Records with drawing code
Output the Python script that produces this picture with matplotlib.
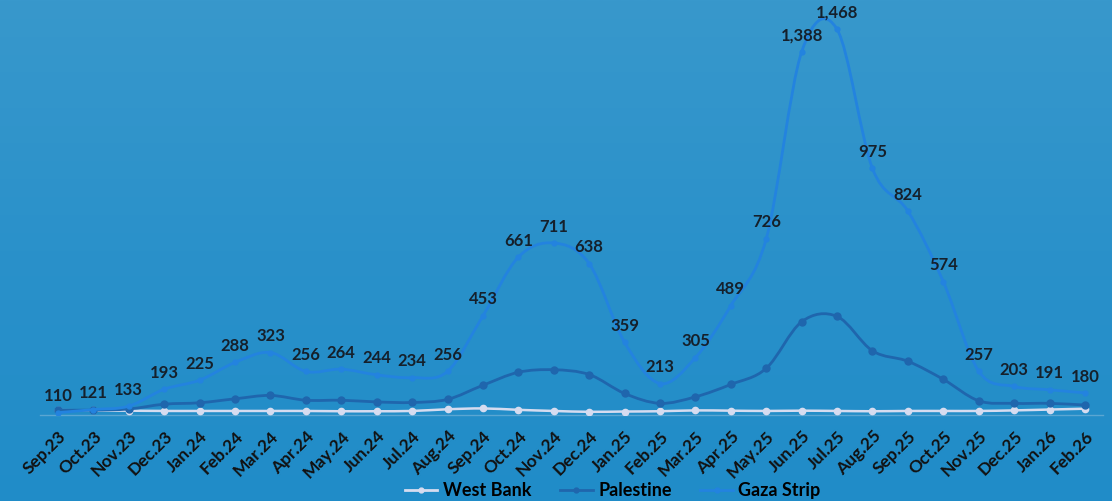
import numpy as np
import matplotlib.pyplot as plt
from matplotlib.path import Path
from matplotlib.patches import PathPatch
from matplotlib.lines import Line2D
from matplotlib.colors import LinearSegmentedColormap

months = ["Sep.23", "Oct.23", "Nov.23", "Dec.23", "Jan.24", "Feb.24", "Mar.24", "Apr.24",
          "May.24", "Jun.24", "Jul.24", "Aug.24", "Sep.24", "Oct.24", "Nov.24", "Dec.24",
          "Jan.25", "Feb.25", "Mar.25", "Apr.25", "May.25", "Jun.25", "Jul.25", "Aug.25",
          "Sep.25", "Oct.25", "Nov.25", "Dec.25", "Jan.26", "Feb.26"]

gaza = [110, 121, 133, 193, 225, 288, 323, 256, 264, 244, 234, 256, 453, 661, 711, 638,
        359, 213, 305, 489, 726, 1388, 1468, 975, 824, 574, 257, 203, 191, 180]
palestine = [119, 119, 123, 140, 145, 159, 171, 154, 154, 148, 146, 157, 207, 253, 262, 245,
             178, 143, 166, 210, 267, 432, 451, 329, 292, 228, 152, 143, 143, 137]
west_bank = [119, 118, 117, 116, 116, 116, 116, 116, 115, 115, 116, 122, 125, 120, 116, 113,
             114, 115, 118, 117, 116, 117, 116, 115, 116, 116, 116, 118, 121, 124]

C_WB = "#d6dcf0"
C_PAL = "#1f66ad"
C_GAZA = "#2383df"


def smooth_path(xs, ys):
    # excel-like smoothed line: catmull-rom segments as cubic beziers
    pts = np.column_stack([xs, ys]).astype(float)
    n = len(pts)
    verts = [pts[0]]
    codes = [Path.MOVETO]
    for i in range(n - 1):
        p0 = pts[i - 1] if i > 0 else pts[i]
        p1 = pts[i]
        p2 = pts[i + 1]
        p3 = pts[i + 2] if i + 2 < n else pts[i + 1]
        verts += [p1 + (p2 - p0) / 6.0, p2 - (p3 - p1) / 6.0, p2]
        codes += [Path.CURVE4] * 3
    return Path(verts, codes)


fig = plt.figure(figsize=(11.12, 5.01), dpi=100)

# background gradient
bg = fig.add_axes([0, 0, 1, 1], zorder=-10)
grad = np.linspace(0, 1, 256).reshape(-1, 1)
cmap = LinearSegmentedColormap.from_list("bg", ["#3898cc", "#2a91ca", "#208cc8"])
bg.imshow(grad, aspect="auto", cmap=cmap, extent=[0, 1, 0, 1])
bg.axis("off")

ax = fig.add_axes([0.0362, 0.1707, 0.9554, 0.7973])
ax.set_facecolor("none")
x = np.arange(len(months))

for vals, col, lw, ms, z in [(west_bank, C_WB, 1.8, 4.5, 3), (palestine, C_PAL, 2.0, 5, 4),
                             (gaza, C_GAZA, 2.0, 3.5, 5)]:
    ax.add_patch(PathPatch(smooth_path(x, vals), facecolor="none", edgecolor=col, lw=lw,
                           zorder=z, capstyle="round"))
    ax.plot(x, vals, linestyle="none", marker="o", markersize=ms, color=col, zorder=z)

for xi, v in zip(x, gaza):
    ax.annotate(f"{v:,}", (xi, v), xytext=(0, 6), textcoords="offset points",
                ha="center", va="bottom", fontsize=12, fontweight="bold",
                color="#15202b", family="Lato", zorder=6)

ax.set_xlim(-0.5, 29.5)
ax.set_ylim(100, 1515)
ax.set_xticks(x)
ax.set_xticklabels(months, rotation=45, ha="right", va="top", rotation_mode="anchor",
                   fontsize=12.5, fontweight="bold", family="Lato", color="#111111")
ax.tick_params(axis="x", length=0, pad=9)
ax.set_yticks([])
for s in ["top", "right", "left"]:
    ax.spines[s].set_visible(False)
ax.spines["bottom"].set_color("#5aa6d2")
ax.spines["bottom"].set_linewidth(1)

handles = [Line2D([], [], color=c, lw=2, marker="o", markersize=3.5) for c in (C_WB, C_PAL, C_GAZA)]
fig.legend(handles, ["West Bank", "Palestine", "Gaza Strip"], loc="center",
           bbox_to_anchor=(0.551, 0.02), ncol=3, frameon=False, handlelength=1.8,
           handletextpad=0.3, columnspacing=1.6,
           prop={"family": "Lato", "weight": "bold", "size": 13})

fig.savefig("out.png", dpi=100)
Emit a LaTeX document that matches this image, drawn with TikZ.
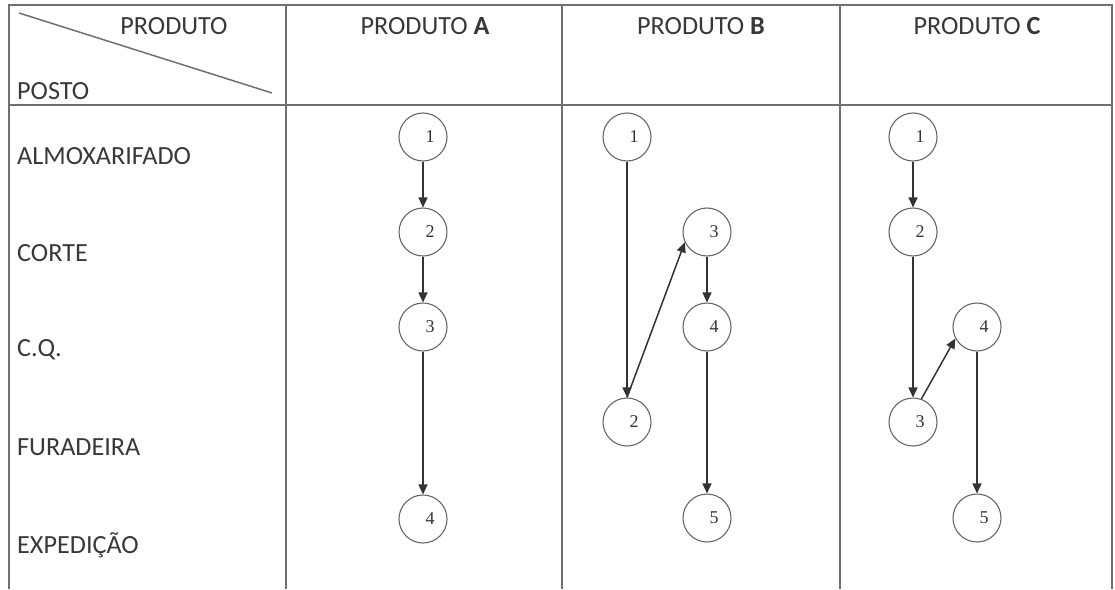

◆ The task ◆
Please take the lines from the beginning of the data above through the line holding "from matplotlib.colors import" and transcribe them exactly, without any pictures.

◆ Full output ◆
Output the Python script that produces this picture with matplotlib.
import numpy as np
import matplotlib.pyplot as plt
from matplotlib.path import Path
from matplotlib.patches import PathPatch
from matplotlib.lines import Line2D
from matplotlib.colors import LinearSegmentedColormap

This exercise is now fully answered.